In reaction, this is the first of two posts I will publish to present different perspectives on the proposed law change.
This first one is in support of allowing bicycles to treat stop signs as yields. The eloquent argument comes from newbie bike commuter David Dean (who originally left it as a comment):
“I did my first Portland bicycle commute after my car was stolen Monday night. I live near McMenamin’s Kennedy School and my job is in the Hollywood district. I have two options: I can go down NE 33rd and try to wedge myself between an endless and very dangerous stream of traffic and parked cars, or go down the neighborhood roads and encounter a stop sign every other block.
“Cars, bicycles, and pedestrians are all very different forms of transportation and the law should respect those very obvious differences.”
Cars don’t use the neighborhood roads because of the stop signs and I don’t want to use the thoroughfares because of the cars. So I’m left with the stop signs and mostly empty intersections.
Once a cyclist stops it is very difficult and time consuming to start again, especially on a hill. From a stop, a pedestrian can typically move through a narrow neighborhood intersection much more quickly than a cyclist, and if the pedestrian is slow, they are afforded the right of way. On a bicycle at a two way stop, after waiting for traffic to clear, by the time I reach the other side of the intersection I could have a speeding car bearing down on me. A speeding car can plow me over and legally I would be at fault!
Slowing down to observe the intersection while maintaining enough momentum to quickly get through the intersection is the safest way for a cyclists to approach most neighborhood intersections.
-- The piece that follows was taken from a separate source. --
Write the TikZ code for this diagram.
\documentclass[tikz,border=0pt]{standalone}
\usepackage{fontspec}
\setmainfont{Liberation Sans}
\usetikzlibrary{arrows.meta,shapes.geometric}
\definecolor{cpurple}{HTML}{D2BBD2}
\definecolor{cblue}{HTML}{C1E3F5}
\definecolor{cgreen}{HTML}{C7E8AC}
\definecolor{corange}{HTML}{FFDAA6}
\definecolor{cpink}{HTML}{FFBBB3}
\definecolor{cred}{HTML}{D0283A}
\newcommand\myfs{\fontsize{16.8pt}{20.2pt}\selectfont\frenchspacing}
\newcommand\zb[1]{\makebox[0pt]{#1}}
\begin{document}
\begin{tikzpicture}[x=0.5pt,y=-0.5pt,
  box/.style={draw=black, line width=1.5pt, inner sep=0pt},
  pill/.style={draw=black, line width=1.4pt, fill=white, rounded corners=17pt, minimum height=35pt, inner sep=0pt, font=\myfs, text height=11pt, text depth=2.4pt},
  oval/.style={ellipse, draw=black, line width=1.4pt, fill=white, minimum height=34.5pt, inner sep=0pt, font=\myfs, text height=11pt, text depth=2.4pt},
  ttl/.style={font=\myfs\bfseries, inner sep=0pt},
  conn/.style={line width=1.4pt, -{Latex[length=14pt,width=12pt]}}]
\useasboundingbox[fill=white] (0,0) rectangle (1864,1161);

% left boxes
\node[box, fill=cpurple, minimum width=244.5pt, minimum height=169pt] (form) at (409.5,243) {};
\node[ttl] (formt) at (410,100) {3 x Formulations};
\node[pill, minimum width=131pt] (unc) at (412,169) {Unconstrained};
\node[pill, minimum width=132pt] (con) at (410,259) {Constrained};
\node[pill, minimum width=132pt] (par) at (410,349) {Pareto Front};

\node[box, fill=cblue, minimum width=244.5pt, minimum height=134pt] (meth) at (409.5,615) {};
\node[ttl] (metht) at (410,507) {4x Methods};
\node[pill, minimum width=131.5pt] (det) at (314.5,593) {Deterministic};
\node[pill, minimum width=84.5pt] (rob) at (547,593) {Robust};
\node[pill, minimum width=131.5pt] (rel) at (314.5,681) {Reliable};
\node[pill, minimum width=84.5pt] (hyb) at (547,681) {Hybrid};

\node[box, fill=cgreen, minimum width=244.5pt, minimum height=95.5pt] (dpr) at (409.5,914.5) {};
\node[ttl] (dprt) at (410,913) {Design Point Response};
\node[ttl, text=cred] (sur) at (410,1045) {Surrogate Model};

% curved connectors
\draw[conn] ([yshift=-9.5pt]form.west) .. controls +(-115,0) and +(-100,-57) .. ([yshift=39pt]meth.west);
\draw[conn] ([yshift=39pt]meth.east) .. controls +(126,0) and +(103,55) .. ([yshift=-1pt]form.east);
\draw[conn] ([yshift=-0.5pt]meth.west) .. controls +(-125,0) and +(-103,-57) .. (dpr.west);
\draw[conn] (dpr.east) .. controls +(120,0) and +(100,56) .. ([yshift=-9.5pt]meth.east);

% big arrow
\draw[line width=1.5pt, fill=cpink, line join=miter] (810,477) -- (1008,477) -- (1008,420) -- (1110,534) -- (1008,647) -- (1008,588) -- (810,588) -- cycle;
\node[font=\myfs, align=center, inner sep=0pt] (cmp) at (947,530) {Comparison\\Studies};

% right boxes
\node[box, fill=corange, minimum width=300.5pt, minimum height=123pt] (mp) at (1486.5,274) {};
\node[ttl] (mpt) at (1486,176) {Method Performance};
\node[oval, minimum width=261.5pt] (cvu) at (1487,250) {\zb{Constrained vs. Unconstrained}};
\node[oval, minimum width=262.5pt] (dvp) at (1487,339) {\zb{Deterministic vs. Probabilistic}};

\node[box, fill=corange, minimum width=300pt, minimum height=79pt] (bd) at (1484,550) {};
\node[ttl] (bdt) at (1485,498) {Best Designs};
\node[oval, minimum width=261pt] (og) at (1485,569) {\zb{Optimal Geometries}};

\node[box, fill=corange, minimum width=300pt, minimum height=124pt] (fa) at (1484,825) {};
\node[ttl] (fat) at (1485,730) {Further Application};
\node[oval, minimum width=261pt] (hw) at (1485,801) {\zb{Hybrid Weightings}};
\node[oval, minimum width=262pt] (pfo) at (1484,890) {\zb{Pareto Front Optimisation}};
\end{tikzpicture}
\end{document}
Cars, bicycles, and pedestrians are all very different forms of transportation and the law should respect those very obvious differences.
“The law is clearly written for the safety and convenience of cars and pedestrians, as most voters and lawmakers fall into those two categories on a daily basis.”
The law is clearly written for the safety and convenience of cars and pedestrians, as most voters and lawmakers fall into those two categories on a daily basis. Cyclists are an overlooked and under protected minority class.
Relaxing the existing law isn’t going to cause anyone to behave recklessly on a bicycle. If reckless cyclists don’t care about their own personal well being, why would fines change their behavior? We could use the “law as a deterrent” argument to justify any overly harsh and otherwise ridiculous law.
As a new and very conscientious cyclist, I would feel safer if I could treat stop signs as yields I want to be safe, I want you to be safe, and the best way to accomplish that is to change the law.”